EXERCISE DATA
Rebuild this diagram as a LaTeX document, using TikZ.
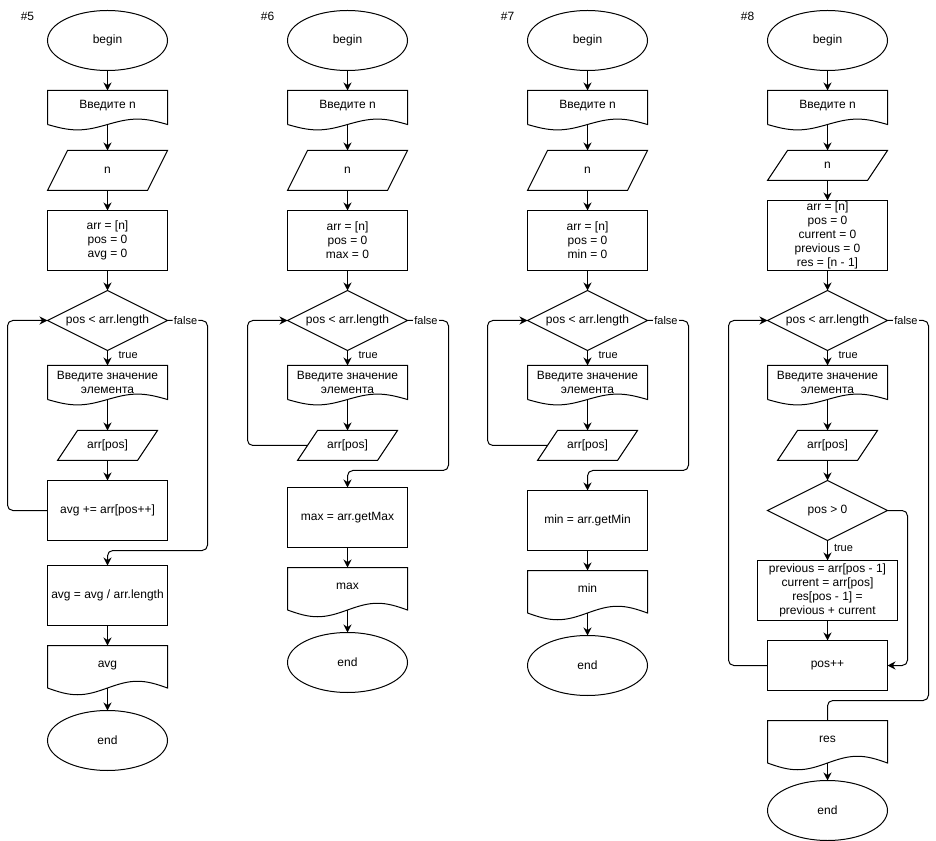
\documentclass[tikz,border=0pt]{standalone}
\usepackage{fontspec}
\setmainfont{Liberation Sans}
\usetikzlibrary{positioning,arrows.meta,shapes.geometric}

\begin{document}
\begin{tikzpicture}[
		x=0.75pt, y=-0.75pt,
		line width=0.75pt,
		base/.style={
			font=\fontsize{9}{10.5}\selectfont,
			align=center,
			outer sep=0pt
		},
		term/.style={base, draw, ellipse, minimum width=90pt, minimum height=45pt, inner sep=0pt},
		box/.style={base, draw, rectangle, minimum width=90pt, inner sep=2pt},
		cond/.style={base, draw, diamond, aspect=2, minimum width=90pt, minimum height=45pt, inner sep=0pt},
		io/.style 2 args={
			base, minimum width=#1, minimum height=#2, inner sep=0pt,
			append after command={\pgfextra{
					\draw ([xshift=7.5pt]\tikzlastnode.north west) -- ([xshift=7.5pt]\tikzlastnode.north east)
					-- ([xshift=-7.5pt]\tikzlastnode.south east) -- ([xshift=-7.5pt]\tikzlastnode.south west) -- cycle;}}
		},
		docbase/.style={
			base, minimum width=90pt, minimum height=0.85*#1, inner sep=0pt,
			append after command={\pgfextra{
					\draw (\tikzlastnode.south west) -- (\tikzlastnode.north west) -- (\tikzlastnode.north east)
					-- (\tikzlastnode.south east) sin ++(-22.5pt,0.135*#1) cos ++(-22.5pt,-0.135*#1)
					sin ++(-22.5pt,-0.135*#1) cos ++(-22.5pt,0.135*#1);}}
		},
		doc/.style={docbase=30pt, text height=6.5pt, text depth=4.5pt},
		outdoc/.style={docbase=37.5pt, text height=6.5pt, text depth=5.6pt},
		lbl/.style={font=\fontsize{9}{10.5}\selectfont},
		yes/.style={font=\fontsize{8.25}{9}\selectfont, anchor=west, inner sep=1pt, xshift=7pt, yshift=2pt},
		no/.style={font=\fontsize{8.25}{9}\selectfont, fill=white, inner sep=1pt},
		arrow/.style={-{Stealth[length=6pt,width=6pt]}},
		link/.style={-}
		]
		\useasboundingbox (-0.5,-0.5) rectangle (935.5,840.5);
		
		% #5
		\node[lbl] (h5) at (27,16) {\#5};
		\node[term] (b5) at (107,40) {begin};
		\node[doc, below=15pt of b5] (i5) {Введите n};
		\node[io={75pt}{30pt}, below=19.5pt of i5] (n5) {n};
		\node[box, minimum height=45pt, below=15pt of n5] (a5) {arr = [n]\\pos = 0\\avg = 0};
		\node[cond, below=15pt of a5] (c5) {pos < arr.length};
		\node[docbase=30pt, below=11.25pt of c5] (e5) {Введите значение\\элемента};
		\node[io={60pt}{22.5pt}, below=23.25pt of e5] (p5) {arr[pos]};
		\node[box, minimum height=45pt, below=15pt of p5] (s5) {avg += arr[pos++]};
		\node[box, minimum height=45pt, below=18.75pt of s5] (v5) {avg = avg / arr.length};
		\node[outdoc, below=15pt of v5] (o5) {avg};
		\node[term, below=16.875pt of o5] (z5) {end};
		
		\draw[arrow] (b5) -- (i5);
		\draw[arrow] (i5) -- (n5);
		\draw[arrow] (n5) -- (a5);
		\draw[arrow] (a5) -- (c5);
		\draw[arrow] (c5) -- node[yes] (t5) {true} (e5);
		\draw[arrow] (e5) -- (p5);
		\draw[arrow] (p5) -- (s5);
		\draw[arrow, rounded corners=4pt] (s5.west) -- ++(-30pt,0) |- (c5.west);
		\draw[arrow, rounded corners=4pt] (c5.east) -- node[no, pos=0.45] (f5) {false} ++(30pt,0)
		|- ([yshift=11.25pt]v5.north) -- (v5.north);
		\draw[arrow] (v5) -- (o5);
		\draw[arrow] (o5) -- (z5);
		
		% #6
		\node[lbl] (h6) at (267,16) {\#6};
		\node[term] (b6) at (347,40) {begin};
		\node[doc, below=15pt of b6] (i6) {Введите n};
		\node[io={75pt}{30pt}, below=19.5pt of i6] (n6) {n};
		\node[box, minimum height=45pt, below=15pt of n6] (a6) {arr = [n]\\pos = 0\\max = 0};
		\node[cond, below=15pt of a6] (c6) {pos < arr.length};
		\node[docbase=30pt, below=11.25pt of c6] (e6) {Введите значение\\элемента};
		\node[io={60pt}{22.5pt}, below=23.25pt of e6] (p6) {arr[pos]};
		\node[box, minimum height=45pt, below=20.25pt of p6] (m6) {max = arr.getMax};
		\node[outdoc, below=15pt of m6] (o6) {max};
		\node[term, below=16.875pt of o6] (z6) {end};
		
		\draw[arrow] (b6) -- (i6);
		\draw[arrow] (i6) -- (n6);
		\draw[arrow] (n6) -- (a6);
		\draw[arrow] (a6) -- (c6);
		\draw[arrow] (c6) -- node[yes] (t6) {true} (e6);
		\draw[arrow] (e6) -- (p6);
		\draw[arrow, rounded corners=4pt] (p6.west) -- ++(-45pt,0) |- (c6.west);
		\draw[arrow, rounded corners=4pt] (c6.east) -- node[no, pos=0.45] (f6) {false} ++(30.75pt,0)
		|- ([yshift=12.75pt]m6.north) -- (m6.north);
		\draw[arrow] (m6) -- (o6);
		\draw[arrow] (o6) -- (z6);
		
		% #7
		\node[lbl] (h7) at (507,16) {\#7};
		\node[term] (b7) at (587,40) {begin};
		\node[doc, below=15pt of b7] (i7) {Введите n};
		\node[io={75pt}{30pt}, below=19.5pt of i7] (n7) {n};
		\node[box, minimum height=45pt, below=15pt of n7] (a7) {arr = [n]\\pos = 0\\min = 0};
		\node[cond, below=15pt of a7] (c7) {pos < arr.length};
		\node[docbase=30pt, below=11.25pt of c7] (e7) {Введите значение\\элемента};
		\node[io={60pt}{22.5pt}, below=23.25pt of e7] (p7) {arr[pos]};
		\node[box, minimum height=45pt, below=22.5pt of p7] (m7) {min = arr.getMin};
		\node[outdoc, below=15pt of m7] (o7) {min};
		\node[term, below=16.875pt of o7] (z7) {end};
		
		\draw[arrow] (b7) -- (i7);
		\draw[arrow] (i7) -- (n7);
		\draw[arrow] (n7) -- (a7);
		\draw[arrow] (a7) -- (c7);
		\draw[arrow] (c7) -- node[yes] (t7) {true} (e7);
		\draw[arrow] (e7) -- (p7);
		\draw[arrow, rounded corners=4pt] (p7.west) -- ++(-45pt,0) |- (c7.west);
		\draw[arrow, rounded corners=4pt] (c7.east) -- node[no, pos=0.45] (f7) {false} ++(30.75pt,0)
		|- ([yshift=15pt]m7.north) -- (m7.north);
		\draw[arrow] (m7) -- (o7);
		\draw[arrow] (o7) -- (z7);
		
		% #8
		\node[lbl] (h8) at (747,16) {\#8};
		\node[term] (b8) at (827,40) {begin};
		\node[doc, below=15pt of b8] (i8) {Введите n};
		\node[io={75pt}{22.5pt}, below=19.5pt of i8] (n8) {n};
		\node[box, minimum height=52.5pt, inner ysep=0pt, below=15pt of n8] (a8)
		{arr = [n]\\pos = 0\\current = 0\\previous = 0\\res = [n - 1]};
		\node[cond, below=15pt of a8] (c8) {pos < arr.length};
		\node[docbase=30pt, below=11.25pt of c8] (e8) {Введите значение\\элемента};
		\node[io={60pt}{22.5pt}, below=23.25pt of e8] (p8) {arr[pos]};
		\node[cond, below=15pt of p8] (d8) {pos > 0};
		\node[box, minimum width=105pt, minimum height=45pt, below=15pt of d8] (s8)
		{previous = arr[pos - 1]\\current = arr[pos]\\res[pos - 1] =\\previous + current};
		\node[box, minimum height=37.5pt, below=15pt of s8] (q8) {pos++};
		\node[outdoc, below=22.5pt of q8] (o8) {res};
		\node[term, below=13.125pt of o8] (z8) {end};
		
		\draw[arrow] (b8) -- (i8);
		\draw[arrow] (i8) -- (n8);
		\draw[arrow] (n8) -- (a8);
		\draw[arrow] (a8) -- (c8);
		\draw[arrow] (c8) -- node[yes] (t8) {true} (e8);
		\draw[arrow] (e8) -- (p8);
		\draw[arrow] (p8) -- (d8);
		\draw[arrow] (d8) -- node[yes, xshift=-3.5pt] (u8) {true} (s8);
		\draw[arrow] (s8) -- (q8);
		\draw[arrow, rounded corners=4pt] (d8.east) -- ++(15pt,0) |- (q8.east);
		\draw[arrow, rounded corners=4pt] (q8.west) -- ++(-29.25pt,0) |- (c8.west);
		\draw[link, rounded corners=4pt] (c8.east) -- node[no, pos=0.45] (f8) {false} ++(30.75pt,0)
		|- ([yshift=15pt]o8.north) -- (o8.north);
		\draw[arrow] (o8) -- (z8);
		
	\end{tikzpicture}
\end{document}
* * *
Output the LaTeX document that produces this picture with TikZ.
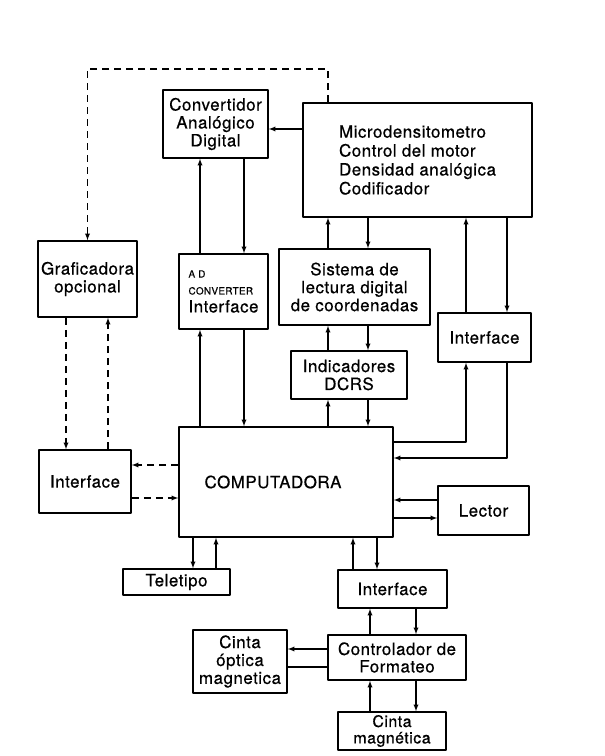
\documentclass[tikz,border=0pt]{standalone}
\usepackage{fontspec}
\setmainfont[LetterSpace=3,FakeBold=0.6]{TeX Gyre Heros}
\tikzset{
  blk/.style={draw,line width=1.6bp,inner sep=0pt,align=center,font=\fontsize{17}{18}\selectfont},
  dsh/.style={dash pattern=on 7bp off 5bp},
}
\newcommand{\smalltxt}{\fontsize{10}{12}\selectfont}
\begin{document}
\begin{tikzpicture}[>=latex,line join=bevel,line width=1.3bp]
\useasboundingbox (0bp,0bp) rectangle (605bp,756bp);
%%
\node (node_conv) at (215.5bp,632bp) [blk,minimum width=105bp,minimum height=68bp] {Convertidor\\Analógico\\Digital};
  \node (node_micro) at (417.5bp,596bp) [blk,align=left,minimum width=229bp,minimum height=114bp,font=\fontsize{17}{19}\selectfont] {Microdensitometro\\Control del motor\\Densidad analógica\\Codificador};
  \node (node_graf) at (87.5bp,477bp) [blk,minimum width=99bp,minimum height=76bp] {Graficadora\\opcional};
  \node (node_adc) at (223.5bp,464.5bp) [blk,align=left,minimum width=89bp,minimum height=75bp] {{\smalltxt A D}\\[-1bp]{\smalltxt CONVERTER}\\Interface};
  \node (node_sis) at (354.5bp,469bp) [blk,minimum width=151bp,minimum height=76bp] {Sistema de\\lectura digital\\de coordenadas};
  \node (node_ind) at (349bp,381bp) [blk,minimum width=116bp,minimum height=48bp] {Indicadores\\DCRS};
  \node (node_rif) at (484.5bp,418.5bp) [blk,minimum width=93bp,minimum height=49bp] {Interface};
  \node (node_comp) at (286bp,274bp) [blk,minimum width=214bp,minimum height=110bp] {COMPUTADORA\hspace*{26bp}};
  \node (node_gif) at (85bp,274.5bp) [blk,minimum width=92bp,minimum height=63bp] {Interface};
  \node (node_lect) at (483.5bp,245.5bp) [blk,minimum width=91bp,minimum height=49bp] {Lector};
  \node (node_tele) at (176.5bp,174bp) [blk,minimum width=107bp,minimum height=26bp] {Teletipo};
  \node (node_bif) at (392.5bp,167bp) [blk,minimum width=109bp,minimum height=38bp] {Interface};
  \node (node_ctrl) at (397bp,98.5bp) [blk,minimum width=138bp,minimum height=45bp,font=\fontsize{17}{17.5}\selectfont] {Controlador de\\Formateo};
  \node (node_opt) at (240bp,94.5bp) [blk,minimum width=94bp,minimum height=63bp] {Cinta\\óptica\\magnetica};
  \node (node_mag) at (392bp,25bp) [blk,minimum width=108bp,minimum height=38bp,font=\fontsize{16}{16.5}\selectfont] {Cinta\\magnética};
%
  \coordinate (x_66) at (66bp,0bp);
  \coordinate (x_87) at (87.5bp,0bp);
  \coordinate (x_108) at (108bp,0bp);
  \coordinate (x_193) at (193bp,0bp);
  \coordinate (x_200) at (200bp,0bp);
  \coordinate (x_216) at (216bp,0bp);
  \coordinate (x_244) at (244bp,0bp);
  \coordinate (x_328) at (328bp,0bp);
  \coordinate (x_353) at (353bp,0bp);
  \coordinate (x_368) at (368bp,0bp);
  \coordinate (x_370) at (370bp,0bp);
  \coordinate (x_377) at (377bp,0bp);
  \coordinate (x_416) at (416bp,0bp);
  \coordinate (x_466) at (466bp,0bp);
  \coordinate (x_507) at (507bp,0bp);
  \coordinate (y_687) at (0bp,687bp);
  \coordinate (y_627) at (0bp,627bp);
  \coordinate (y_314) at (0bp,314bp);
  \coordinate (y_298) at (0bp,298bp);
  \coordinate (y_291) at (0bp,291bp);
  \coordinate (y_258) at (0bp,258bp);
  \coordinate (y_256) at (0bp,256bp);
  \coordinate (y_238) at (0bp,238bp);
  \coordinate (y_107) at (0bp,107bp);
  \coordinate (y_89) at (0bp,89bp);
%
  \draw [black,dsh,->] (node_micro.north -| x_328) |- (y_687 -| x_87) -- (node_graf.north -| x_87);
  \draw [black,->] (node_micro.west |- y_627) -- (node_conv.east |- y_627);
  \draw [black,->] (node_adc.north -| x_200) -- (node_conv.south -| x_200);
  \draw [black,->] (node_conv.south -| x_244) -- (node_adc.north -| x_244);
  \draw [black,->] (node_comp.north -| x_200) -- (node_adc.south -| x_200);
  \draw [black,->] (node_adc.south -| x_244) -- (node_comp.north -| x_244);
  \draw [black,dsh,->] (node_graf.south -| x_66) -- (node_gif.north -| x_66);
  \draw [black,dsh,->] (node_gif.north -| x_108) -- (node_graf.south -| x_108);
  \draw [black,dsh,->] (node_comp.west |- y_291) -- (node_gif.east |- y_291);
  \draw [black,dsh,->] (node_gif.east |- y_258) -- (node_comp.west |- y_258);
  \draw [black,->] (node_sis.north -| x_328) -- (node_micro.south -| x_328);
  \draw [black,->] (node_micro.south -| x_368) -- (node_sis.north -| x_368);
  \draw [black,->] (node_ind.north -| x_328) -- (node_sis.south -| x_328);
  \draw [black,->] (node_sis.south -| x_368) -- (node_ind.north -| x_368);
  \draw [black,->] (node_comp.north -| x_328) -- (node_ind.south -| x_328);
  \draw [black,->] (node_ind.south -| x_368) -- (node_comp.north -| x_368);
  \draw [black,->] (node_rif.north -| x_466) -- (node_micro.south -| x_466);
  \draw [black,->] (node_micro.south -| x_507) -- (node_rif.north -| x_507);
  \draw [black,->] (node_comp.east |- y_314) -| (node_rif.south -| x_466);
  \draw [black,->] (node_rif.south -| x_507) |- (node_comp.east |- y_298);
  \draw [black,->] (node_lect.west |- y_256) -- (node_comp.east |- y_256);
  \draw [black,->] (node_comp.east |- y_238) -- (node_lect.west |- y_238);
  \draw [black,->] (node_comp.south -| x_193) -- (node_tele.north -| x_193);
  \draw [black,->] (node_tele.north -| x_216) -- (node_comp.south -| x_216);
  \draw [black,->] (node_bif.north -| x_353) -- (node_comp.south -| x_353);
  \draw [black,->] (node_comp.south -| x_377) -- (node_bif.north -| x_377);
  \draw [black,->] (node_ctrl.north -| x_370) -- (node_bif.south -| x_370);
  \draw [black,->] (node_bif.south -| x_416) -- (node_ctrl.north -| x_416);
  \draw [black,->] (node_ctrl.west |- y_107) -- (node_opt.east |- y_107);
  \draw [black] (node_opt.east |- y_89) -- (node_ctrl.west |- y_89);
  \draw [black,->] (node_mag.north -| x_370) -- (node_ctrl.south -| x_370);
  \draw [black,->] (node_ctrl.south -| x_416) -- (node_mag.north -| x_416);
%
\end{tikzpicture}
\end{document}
...
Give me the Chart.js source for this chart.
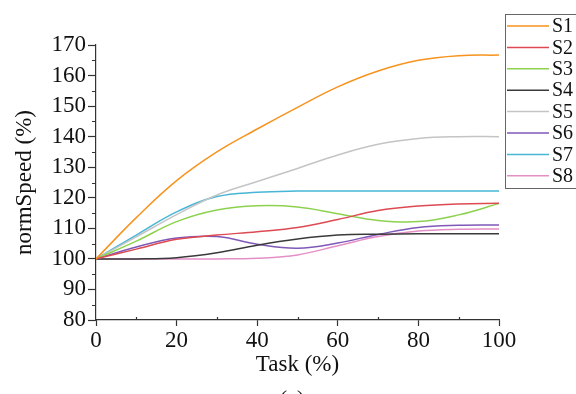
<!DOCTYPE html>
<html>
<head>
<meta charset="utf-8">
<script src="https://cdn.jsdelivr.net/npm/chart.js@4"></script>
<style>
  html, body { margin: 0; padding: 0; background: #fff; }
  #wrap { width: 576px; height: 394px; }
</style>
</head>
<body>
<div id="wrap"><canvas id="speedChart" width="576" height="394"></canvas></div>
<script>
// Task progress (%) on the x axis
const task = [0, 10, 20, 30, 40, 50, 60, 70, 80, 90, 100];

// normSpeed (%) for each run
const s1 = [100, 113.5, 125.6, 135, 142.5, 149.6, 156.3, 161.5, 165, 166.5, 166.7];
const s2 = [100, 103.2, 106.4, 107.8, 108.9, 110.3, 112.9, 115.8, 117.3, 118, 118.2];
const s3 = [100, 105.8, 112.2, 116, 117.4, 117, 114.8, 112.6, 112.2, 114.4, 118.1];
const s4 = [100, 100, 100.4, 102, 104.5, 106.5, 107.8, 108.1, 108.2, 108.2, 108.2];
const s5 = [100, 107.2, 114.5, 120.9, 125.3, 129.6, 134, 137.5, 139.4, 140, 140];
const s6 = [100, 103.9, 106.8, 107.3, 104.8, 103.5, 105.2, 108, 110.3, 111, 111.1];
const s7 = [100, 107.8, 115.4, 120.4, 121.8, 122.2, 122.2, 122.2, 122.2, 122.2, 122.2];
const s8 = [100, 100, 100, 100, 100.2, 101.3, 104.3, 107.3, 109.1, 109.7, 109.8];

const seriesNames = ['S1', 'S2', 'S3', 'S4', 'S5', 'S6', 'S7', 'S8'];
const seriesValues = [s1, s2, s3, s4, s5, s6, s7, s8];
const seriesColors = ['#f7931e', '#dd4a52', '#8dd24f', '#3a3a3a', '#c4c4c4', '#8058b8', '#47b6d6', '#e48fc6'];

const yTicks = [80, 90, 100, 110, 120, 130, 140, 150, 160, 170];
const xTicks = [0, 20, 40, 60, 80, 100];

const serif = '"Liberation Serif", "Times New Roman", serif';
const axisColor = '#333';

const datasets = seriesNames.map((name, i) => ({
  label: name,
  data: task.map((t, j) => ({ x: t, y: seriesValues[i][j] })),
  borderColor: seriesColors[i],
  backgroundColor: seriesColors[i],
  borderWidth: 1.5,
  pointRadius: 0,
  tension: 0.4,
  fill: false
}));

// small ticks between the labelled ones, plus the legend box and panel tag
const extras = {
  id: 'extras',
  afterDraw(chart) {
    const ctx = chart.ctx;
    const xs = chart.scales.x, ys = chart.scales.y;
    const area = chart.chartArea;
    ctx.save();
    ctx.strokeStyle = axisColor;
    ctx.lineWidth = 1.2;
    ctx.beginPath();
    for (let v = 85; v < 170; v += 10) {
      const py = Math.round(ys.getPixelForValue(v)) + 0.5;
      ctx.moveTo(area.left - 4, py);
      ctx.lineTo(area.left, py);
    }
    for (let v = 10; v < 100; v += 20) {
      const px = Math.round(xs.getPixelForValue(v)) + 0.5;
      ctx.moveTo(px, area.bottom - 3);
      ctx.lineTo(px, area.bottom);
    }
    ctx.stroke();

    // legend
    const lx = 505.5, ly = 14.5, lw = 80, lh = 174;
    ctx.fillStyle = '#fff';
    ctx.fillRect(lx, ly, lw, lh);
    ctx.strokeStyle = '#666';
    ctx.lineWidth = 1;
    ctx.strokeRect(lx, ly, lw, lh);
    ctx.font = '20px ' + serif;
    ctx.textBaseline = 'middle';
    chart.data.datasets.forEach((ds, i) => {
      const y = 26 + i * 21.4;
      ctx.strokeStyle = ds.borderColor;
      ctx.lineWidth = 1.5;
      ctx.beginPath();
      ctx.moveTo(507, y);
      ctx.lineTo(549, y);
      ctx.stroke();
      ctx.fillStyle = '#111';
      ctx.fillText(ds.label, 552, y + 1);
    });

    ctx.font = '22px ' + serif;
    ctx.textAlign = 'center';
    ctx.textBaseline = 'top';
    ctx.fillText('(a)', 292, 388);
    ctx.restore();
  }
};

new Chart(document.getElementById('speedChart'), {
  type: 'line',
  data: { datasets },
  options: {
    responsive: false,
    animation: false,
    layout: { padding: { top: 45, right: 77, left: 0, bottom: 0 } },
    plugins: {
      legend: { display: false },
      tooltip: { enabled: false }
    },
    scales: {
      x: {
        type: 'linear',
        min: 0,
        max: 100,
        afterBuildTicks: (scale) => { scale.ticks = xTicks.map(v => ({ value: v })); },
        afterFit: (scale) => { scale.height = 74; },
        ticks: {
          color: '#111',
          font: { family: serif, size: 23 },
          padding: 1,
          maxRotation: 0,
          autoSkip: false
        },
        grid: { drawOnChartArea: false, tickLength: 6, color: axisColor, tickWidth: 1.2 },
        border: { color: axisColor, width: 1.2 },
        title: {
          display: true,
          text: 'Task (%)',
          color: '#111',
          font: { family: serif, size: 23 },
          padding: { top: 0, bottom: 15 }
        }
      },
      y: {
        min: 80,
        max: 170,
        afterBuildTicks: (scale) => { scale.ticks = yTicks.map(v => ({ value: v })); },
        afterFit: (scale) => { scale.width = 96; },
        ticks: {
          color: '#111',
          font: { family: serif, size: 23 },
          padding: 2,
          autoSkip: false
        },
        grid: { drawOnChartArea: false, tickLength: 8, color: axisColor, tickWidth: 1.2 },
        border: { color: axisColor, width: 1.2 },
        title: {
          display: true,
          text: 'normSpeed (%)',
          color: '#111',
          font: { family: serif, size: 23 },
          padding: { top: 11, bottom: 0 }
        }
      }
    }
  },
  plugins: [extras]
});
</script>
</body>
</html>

TASK BRIEF
Your job is to reproduce the lines from the one with "Give me the Chart.js source for this chart." through the one with "80, 90, 100];", both kept, exactly as they are. Leave out the pictures.

ANSWER BELOW
Give me the Chart.js source for this chart.
<!DOCTYPE html>
<html>
<head>
<meta charset="utf-8">
<script src="https://cdn.jsdelivr.net/npm/chart.js@4"></script>
<style>
  html, body { margin: 0; padding: 0; background: #fff; }
  #wrap { width: 576px; height: 394px; }
</style>
</head>
<body>
<div id="wrap"><canvas id="speedChart" width="576" height="394"></canvas></div>
<script>
// Task progress (%) on the x axis
const task = [0, 10, 20, 30, 40, 50, 60, 70, 80, 90, 100];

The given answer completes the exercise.